Education story of the year: The Chicago teachers' strike. American teacher unionism was founded in Chicago in the late 1890s, as female, largely Catholic elementary school teachers resisted centralization policies--standardized testing, a uniform curriculum, numeric teacher evaluations--pursued by a male, Protestant bureaucracy. So it was fitting that the loudest cry of protest against contemporary standards-and-accountability school reform emerged in the Windy City this September, as teachers resisted professional evaluation tied to student test scores, closures of neighborhood schools, and the expansion of the charter school sector. You can read my history of Chicago teacher unionism here.
The strike has had a few interesting results. First, it raised the profile of Chicago Teachers' Union leader Karen Lewis, who is a less compromising and more leftist figure than Randi Weingarten, president of the national American Federation of Teachers. Second, it brought to the public's attention the tension bewteen increasing test-score pressure on teachers and schools while cutting budgetary support for art, music, counseling, school psychologists, and the many other crucial, yet more holistic services schools provide. Third, it resulted in a compromise contract with both progressive and regressive features. More funding for social support services, especially in high-poverty schools, is a good thing. Continuing to backload teacher salaries and bonsues, though, will not make the profession more appealing to ambitious young people or career-changers. Yet it is encouraging that CTU agreed, at least in theory, to professional evaluations that include evidence of student learning. Now the devil will be in working out the details, particularly on what role standardized test scores will play, and how to evaluate teachers of currently non-tested subjects and grades, like art, music, PE, and kindergarten.
Magazines of the Year: Tomorrow and Jacobin.
Education story to watch in 2013: The roll-out of the Common Core. Will the movement to implement shared national academic standards remain bipartisan, or will conservatives and Republicans increasingly turn against it? Will schools implement the Core faithfully, or will myths about the standards--like the false idea that they cut out fiction reading--persist?
Albums of the year: "Break it Yourself," by Andrew Bird. "Sun," by Cat Power. "Channel Orange," by Frank Ocean. "The Idler Wheel..." by Fiona Apple. "Shields," by Grizzly Bear.
Education book of the year: My favorite was Saving the School, by Michael Brick.
A book to pounce on in 2013: The absolutely masterful Hope Against Hope, by Sarah Carr, the definitive account of education reform in post-Katrina New Orleans, told through the eyes of a student, a teacher, and a principal. A gripping narrative with deep historical and political ramifications.

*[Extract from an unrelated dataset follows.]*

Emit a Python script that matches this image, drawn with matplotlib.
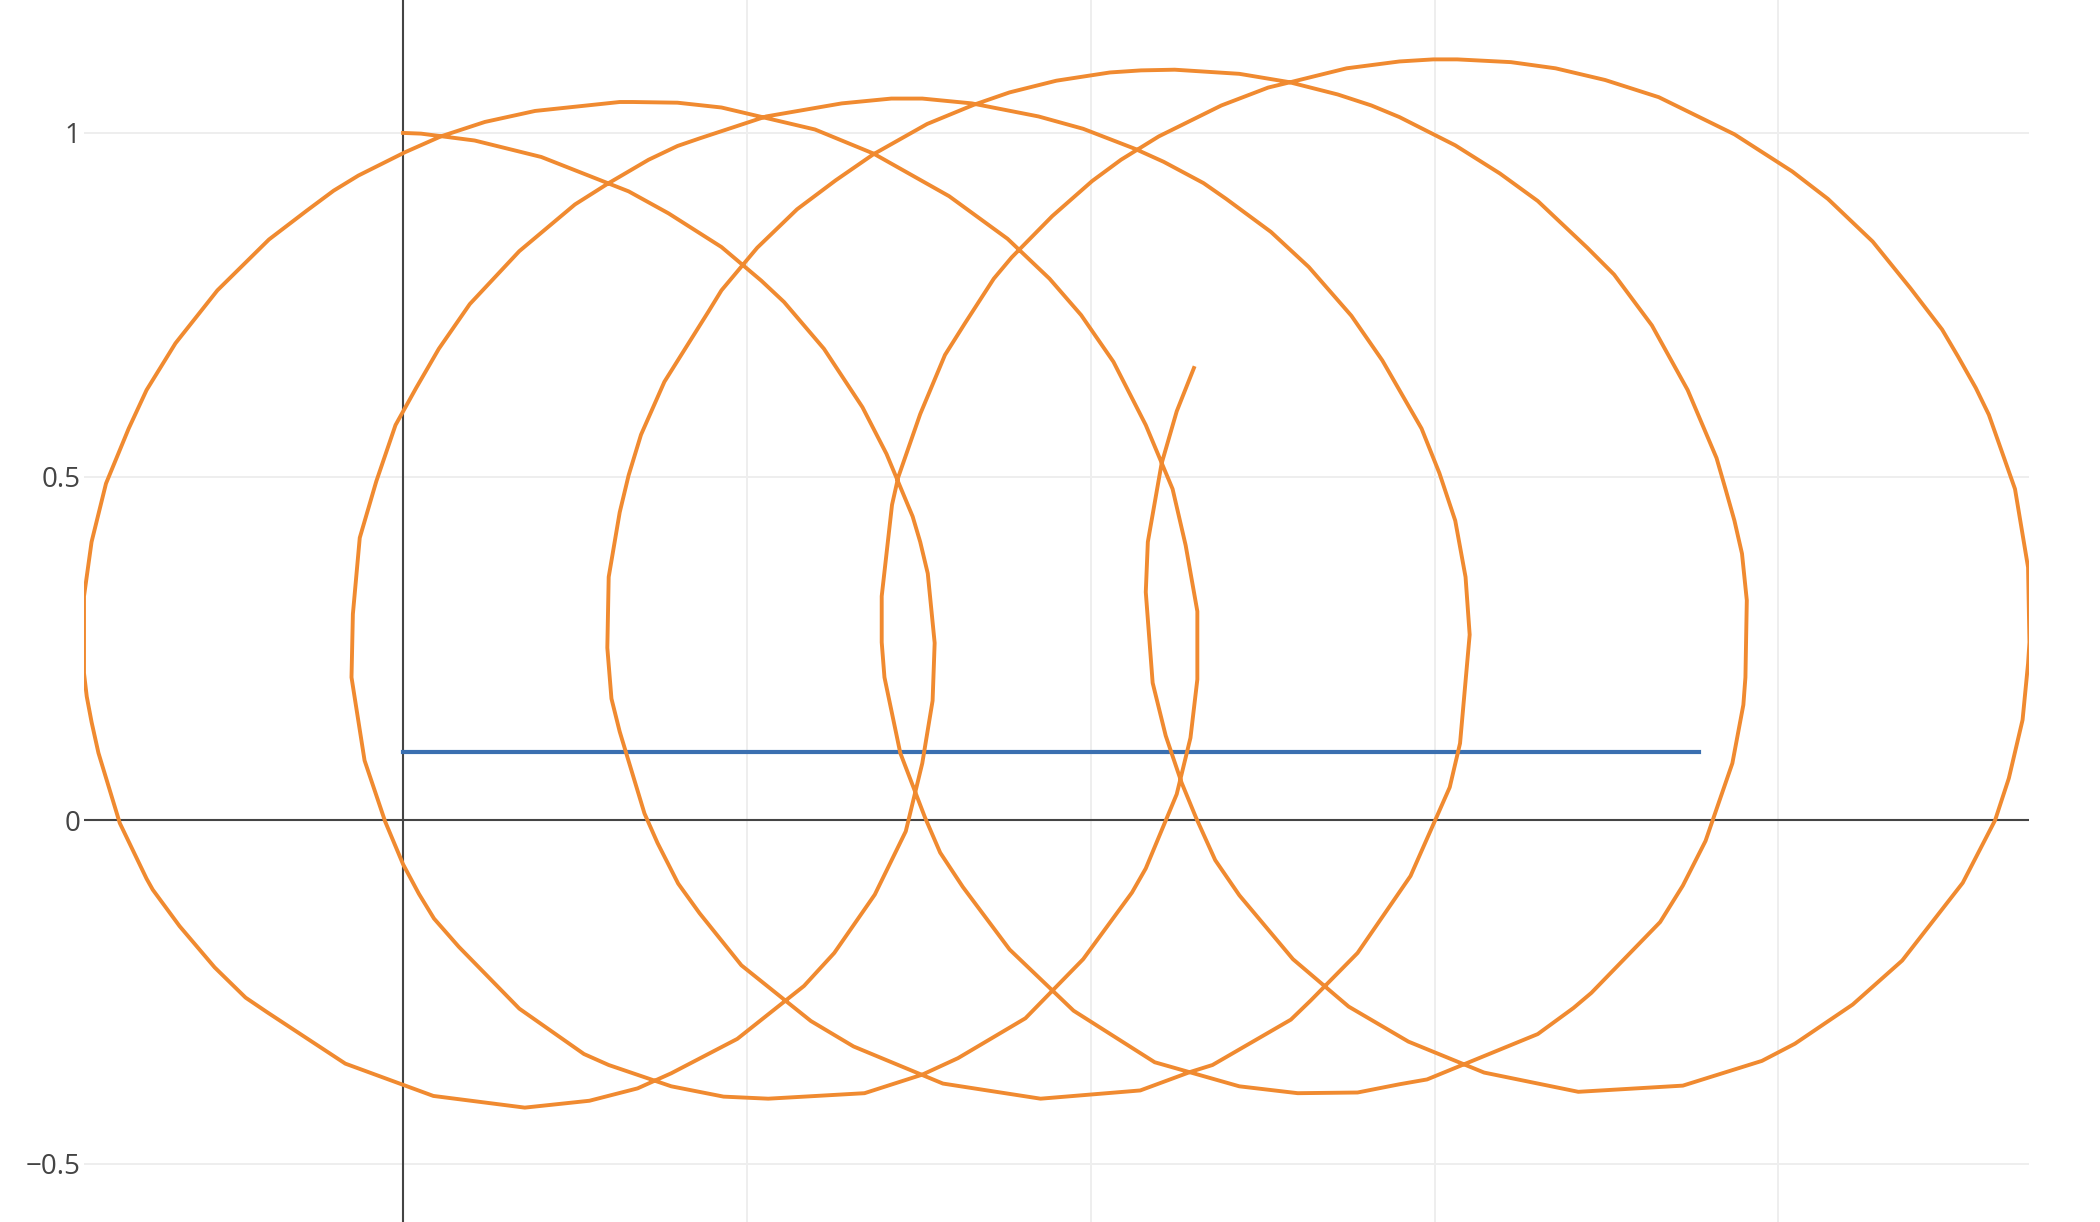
import matplotlib
matplotlib.use("Agg")
import matplotlib.pyplot as plt

# orange trace (in drawing order)
orange_x = [
    0.000, 0.026, 0.104, 0.201, 0.328, 0.386, 0.463, 0.521, 0.554, 0.612,
    0.668, 0.703, 0.741, 0.752, 0.763, 0.773, 0.770, 0.755, 0.731, 0.686,
    0.627, 0.583, 0.486, 0.390, 0.341, 0.271, 0.177, 0.044, -0.084, -0.198,
    -0.229, -0.274, -0.325, -0.364, -0.373, -0.412, -0.443, -0.453, -0.460, -0.464,
    -0.464, -0.453, -0.432, -0.399, -0.373, -0.331, -0.270, -0.195, -0.140, -0.101,
    -0.065, 0.003, 0.055, 0.119, 0.192, 0.315, 0.334, 0.399, 0.463, 0.599,
    0.684, 0.794, 0.879, 0.940, 0.986, 1.033, 1.080, 1.119, 1.138, 1.155,
    1.155, 1.145, 1.125, 1.080, 1.060, 0.989, 0.905, 0.807, 0.755, 0.671,
    0.531, 0.466, 0.390, 0.299, 0.263, 0.169, 0.081, 0.045, 0.023, 0.000,
    -0.026, -0.056, -0.075, -0.073, -0.063, -0.039, -0.011, 0.019, 0.052, 0.097,
    0.169, 0.250, 0.299, 0.357, 0.399, 0.431, 0.528, 0.586, 0.638, 0.710,
    0.755, 0.827, 0.924, 0.989, 1.064, 1.106, 1.164, 1.197, 1.262, 1.317,
    1.379, 1.424, 1.481, 1.507, 1.530, 1.545, 1.551, 1.537, 1.522, 1.465,
    1.388, 1.320, 1.291, 1.177, 1.145, 1.072, 0.927, 0.785, 0.655, 0.593,
    0.492, 0.431, 0.400, 0.370, 0.351, 0.315, 0.303, 0.297, 0.299, 0.315,
    0.328, 0.346, 0.380, 0.444, 0.463, 0.515, 0.573, 0.629, 0.684, 0.762,
    0.830, 0.882, 0.950, 1.028, 1.073, 1.122, 1.216, 1.288, 1.359, 1.408,
    1.449, 1.530, 1.595, 1.650, 1.722, 1.761, 1.816, 1.868, 1.910, 1.923,
    1.936, 1.947, 1.954, 1.952, 1.949, 1.933, 1.894, 1.861, 1.828, 1.728,
    1.702, 1.650, 1.489, 1.449, 1.388, 1.301, 1.216, 1.093, 0.975, 0.882,
    0.814, 0.781, 0.759, 0.723, 0.700, 0.696, 0.696, 0.711, 0.720, 0.752,
    0.788, 0.817, 0.859, 0.885, 0.944, 1.002, 1.044, 1.099, 1.190, 1.258,
    1.291, 1.372, 1.449, 1.498, 1.533, 1.611, 1.676, 1.748, 1.826, 1.936,
    2.020, 2.072, 2.137, 2.192, 2.238, 2.261, 2.287, 2.306, 2.344, 2.363,
    2.365, 2.363, 2.355, 2.335, 2.315, 2.268, 2.180, 2.108, 2.024, 1.976,
    1.861, 1.709, 1.572, 1.462, 1.375, 1.294, 1.216, 1.181, 1.153, 1.132,
    1.109, 1.090, 1.080, 1.083, 1.103, 1.125, 1.150,
]
orange_y = [
    1.000, 0.999, 0.989, 0.965, 0.915, 0.883, 0.834, 0.785, 0.754, 0.686,
    0.601, 0.533, 0.442, 0.405, 0.359, 0.258, 0.174, 0.083, -0.016, -0.108,
    -0.193, -0.241, -0.318, -0.368, -0.390, -0.408, -0.418, -0.401, -0.354, -0.279,
    -0.258, -0.214, -0.154, -0.101, -0.085, -0.004, 0.098, 0.143, 0.180, 0.214,
    0.326, 0.405, 0.490, 0.570, 0.626, 0.694, 0.771, 0.845, 0.887, 0.916,
    0.938, 0.972, 0.995, 1.016, 1.032, 1.045, 1.045, 1.044, 1.037, 1.005,
    0.970, 0.908, 0.846, 0.788, 0.735, 0.667, 0.575, 0.482, 0.400, 0.304,
    0.205, 0.120, 0.038, -0.070, -0.105, -0.202, -0.288, -0.346, -0.370, -0.397,
    -0.405, -0.402, -0.387, -0.356, -0.340, -0.274, -0.184, -0.143, -0.107, -0.064,
    -0.002, 0.087, 0.208, 0.300, 0.411, 0.493, 0.575, 0.629, 0.686, 0.751,
    0.828, 0.896, 0.927, 0.961, 0.981, 0.992, 1.024, 1.034, 1.043, 1.050,
    1.050, 1.043, 1.024, 1.006, 0.977, 0.958, 0.927, 0.904, 0.856, 0.805,
    0.734, 0.669, 0.570, 0.505, 0.436, 0.354, 0.270, 0.112, 0.048, -0.081,
    -0.193, -0.262, -0.290, -0.356, -0.366, -0.393, -0.405, -0.383, -0.329, -0.292,
    -0.211, -0.135, -0.092, -0.033, 0.010, 0.129, 0.177, 0.251, 0.354, 0.448,
    0.502, 0.561, 0.638, 0.740, 0.771, 0.833, 0.889, 0.931, 0.969, 1.013,
    1.041, 1.059, 1.076, 1.088, 1.091, 1.092, 1.086, 1.074, 1.056, 1.040,
    1.023, 0.982, 0.941, 0.901, 0.833, 0.794, 0.720, 0.626, 0.527, 0.482,
    0.436, 0.388, 0.320, 0.208, 0.168, 0.083, -0.030, -0.095, -0.148, -0.251,
    -0.273, -0.311, -0.377, -0.384, -0.396, -0.397, -0.387, -0.352, -0.277, -0.188,
    -0.097, -0.047, 0.004, 0.098, 0.208, 0.259, 0.326, 0.459, 0.499, 0.591,
    0.677, 0.723, 0.788, 0.819, 0.879, 0.930, 0.961, 0.995, 1.040, 1.066,
    1.074, 1.094, 1.104, 1.107, 1.107, 1.103, 1.094, 1.077, 1.052, 0.998,
    0.944, 0.904, 0.842, 0.774, 0.714, 0.675, 0.629, 0.590, 0.482, 0.368,
    0.259, 0.228, 0.146, 0.061, 0.000, -0.091, -0.204, -0.268, -0.325, -0.350,
    -0.386, -0.395, -0.367, -0.322, -0.271, -0.202, -0.109, -0.058, 0.004, 0.055,
    0.123, 0.200, 0.332, 0.405, 0.519, 0.595, 0.658,
]

# blue trace
blue_x = [0.0, 1.885]
blue_y = [0.1, 0.1]

y_ticks = [-0.5, 0, 0.5, 1]
y_labels = ["\u22120.5", "0", "0.5", "1"]
x_grid = [0.5, 1.0, 1.5, 2.0]

plt.rcParams["font.family"] = ["Open Sans", "DejaVu Sans"]

fig = plt.figure(figsize=(21, 12.22), dpi=100)
ax = fig.add_axes([0.04, 0.0, 0.9264, 1.0])

ax.set_xlim(min(orange_x), max(orange_x))
ax.set_ylim(-0.5844, 1.1934)

ax.set_xticks(x_grid)
ax.set_xticklabels([])
ax.set_yticks(y_ticks)
ax.set_yticklabels(y_labels)
ax.tick_params(axis="both", length=0, labelsize=20, colors="#444444", pad=2.4)
ax.grid(True, color="#eeeeee", linewidth=1.4, zorder=0)
ax.set_axisbelow(True)
for s in ax.spines.values():
    s.set_visible(False)

# zero lines
ax.axhline(0, color="#444444", linewidth=1.5, zorder=1)
ax.axvline(0, color="#444444", linewidth=1.5, zorder=1)

ax.plot(blue_x, blue_y, color="#3a6fb0", linewidth=3, zorder=2)
ax.plot(orange_x, orange_y, color="#f08a30", linewidth=2.8, zorder=3)

fig.savefig("out.png", dpi=100)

Cultural controversy of the year: The battle over the future of the New York Public Library's main branch, at 5th Avenue and 42nd Street. Should this world-class research institution ship several million books to New Jersey, and open space for a lending library? Should architect Norman Foster, known for his glass additions to historic buildings, be let loose on this Beaux Arts masterpiece? I work there almost every day, and I still can't decide how I feel about it.
TV Show of the Year: "Girls." Feminists are funny.
#longreads of the year: This past spring, the magazine that launched my career, The American Prospect, experienced a terrifying brush with death. I'm so glad donors and subscribers have helped The Prospect continue its work, because under editor Kit Rachlis, it has published some amazing writing. Monica Potts' "Pressing on the Upward Way" is a compassionate, beautifully-constructed portrait of rural poverty in Eastern Kentucky. Equally stirring was Gabriel Arana's "My So-Called Ex-Gay Life," which not only told Gabe's personal story of surviving "ex-gay therapy," but also broke news by revealing how the psychiatrist who pushed to define homosexuality as a mental illness, Robert Spitzer, has come to regret and retract his previous work.